Hayes pic"We started looking around for someone to help us implement it. But we have a very lean, low-margin business. We had to get a good return on our investment," says Hayes, who headed the product selection team. "We had a very small MIS team with no expertise with packages like R/3." Hayes quickly realized that buying R/3 outright was not an option. Perhaps because he worked for an electronics parts outsourcer, the concept of outsourcing quickly presented itself as a viable alternative.

"Just like companies outsource their manufacturing of electronics products to us, we were going to have to outsource our IT to someone else," he says. "It was to our advantage at this point in our growth to go with someone who was already trained and equipped, and we expected to benefit from sharing fixed costs with other companies."

A member of the selection team was referred to Applicast, a Mountain View, Calif., application service provider (ASP) that targets small to midsize companies experiencing rapid growth. The Flash team was very impressed with Applicast, a start-up founded by former Bay Networks executives - even though the company had only one other customer at the time.

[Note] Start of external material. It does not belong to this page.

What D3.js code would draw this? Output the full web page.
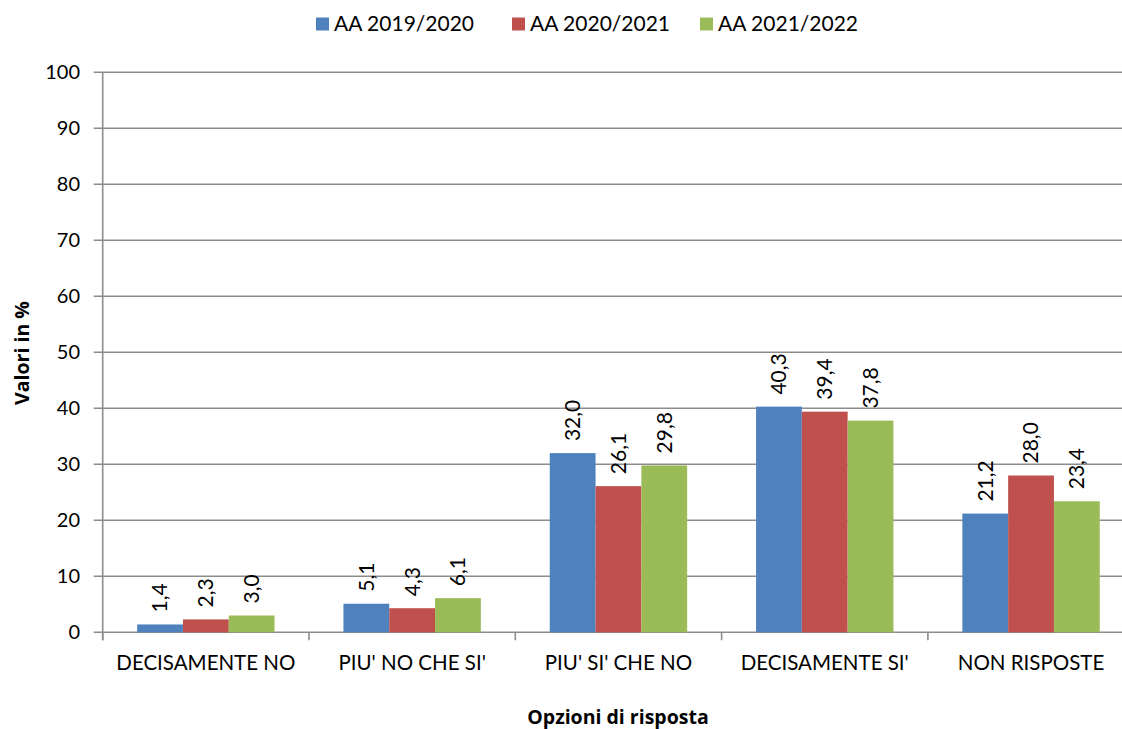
<!DOCTYPE html>
<html>
<head>
<meta charset="utf-8">
<script src="https://cdn.jsdelivr.net/npm/d3@7"></script>
<style>
  body { margin: 0; background: #fff; }
  svg { display: block; font-family: Lato, "Open Sans", sans-serif; }
</style>
</head>
<body>
<svg id="chart" width="1122" height="729"></svg>
<script>
var categories = ["DECISAMENTE NO", "PIU' NO CHE SI'", "PIU' SI' CHE NO", "DECISAMENTE SI'", "NON RISPOSTE"];
var seriesNames = ["AA 2019/2020", "AA 2020/2021", "AA 2021/2022"];
var values2019 = [1.4, 5.1, 32.0, 40.3, 21.2];
var values2020 = [2.3, 4.3, 26.1, 39.4, 28.0];
var values2021 = [3.0, 6.1, 29.8, 37.8, 23.4];
var colors = ["#4F81BD", "#C0504D", "#9BBB59"];
var yTicks = [0, 10, 20, 30, 40, 50, 60, 70, 80, 90, 100];

(function() {
  var series = [values2019, values2020, values2021];
  var svg = d3.select('#chart');

  // plot area runs past the right edge, as in the reference
  var plotLeft = 102.7, plotTop = 72.3, plotBottom = 632.3, band = 206.3,
    plotRight = plotLeft + 5 * band;

  var x = d3.scaleBand().domain(categories).range([plotLeft, plotRight])
    .paddingInner(0.334).paddingOuter(0.167);
  var xs = d3.scaleBand().domain(d3.range(3)).range([0, x.bandwidth()]);
  var y = d3.scaleLinear().domain([0, 100]).range([plotBottom, plotTop]);

  svg.append('g').classed('grid-lines', true)
    .selectAll('line')
    .data(yTicks)
    .enter()
    .append('line')
    .attr('x1', plotLeft - 9)
    .attr('x2', plotRight)
    .attr('y1', function(d) { return y(d); })
    .attr('y2', function(d) { return y(d); })
    .attr('stroke', '#8c8c8c')
    .attr('stroke-width', 1.6);

  svg.append('line')
    .attr('x1', plotLeft).attr('x2', plotLeft)
    .attr('y1', plotTop).attr('y2', plotBottom + 8)
    .attr('stroke', '#8c8c8c').attr('stroke-width', 1.6);

  // category tick marks
  svg.append('g').selectAll('line')
    .data(d3.range(6))
    .enter()
    .append('line')
    .attr('x1', function(d) { return plotLeft + d * band; })
    .attr('x2', function(d) { return plotLeft + d * band; })
    .attr('y1', plotBottom)
    .attr('y2', plotBottom + 8)
    .attr('stroke', '#8c8c8c')
    .attr('stroke-width', 1.6);

  svg.append('g').selectAll('text')
    .data(yTicks)
    .enter()
    .append('text')
    .attr('x', 80)
    .attr('y', function(d) { return y(d); })
    .attr('dy', '0.35em')
    .attr('text-anchor', 'end')
    .attr('font-size', 20)
    .text(function(d) { return d; });

  svg.append('g').selectAll('g')
    .data(series)
    .enter()
    .append('g')
    .attr('fill', function(d, i) { return colors[i]; })
    .each(function(vals, si) {
      var g = d3.select(this);
      g.selectAll('rect')
        .data(vals)
        .enter()
        .append('rect')
        .attr('x', function(d, i) { return x(categories[i]) + xs(si); })
        .attr('y', function(d) { return y(d); })
        .attr('width', xs.bandwidth())
        .attr('height', function(d) { return y(0) - y(d); });

      g.selectAll('text')
        .data(vals)
        .enter()
        .append('text')
        .attr('transform', function(d, i) {
          var cx = x(categories[i]) + xs(si) + xs.bandwidth() / 2;
          return 'translate(' + cx + ',' + (y(d) - 12) + ') rotate(-90)';
        })
        .attr('dy', '0.35em')
        .attr('font-size', 21)
        .attr('fill', '#000')
        .text(function(d) { return d.toFixed(1).replace('.', ','); });
    });

  svg.append('g').selectAll('text')
    .data(categories)
    .enter()
    .append('text')
    .attr('x', function(d) { return x(d) + x.bandwidth() / 2; })
    .attr('y', 663)
    .attr('dy', '0.35em')
    .attr('text-anchor', 'middle')
    .attr('font-size', 20.5)
    .text(function(d) { return d; });

  svg.append('text')
    .attr('x', 618).attr('y', 717)
    .attr('dy', '0.35em')
    .attr('text-anchor', 'middle')
    .attr('font-family', '"Open Sans", sans-serif')
    .attr('font-size', 19.5)
    .attr('font-weight', 'bold')
    .text('Opzioni di risposta');

  svg.append('text')
    .attr('transform', 'translate(22,353) rotate(-90)')
    .attr('dy', '0.35em')
    .attr('text-anchor', 'middle')
    .attr('font-family', '"Open Sans", sans-serif')
    .attr('font-size', 19.5)
    .attr('font-weight', 'bold')
    .text('Valori in %');

  var legendX = [316, 512, 700];
  var legend = svg.append('g').selectAll('g')
    .data(seriesNames)
    .enter()
    .append('g')
    .attr('transform', function(d, i) { return 'translate(' + legendX[i] + ',24)'; });

  legend.append('rect')
    .attr('x', 0).attr('y', -6.5)
    .attr('width', 13).attr('height', 13)
    .attr('fill', function(d, i) { return colors[i]; });

  legend.append('text')
    .attr('x', 18)
    .attr('dy', '0.35em')
    .attr('font-size', 21)
    .text(function(d) { return d; });
})();
</script>
</body>
</html>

Hayes wasn't overly bothered by the thought of trusting critical business systems to a relatively inexperienced ASP. "We took a chance on this company," he says. "There was a higher risk involved, but we believed in the people." The potential benefit of upgrading to a modern ERP system for a modest upfront and monthly maintenance cost outweighed the possible downside of outsourcing a critical application to an unproven company.

So Flash signed on with Applicast to provide the five major R/3 financial and manufacturing modules. It took four full-time Applicast employees about seven months to configure the system and get it up and running, without any customization of the modules.

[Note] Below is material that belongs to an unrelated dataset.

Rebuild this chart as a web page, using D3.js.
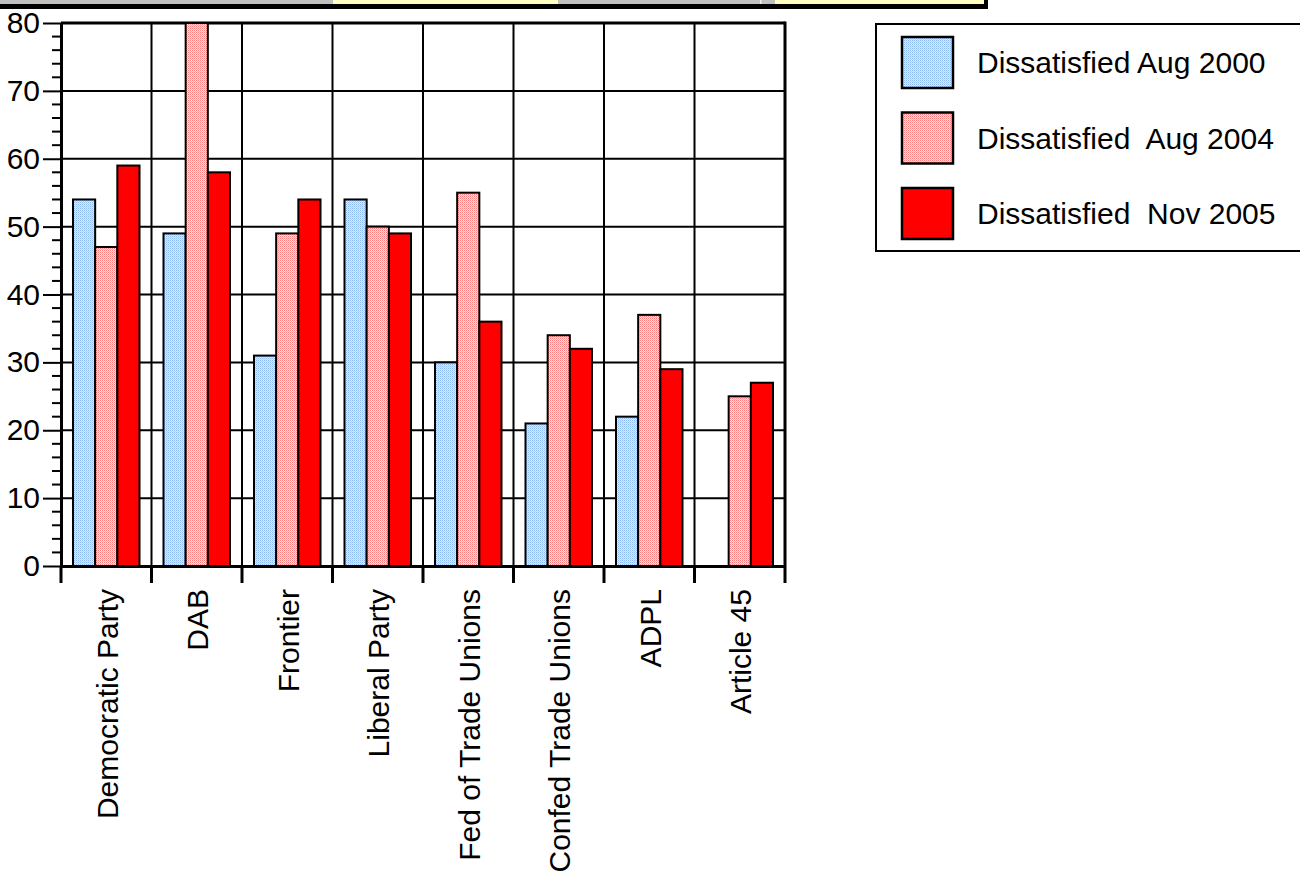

Since Flash was not a new company (it was founded in 1994), it did have legacy data from its Manex Systems MRP package that needed to be migrated.

An even bigger issue was the fact that Flash had entrenched business processes. The company elected to adapt its business processes to R/3, rather than vice versa, but this can be a risky proposition. Companies must guard against throwing their organizations into turmoil by making users change the way they work. And there is always a risk of unwittingly obliterating a process that gives a company a competitive advantage.

"Companies must never trade off customization for the convenience of the ASP model," cautions Josh Greenbaum, principal at Enterprise Applications Consulting, a consultancy in Berkeley, Calif.

But Hayes is sanguine about the customization trade-off that was part of going with an ASP. "We weren't big enough to start tweaking the code. We fit our business processes to them." He reports the business process changes have not been burdensome, and the 20 regular R/3 users have adjusted to the system. They especially appreciate R/3's sophisticated reporting capabilities.

With installation complete, Hayes is thrilled with the results: "It's like when you buy your electricity. You expect flawless performance. That's what we've been getting. And we couldn't have done it ourselves."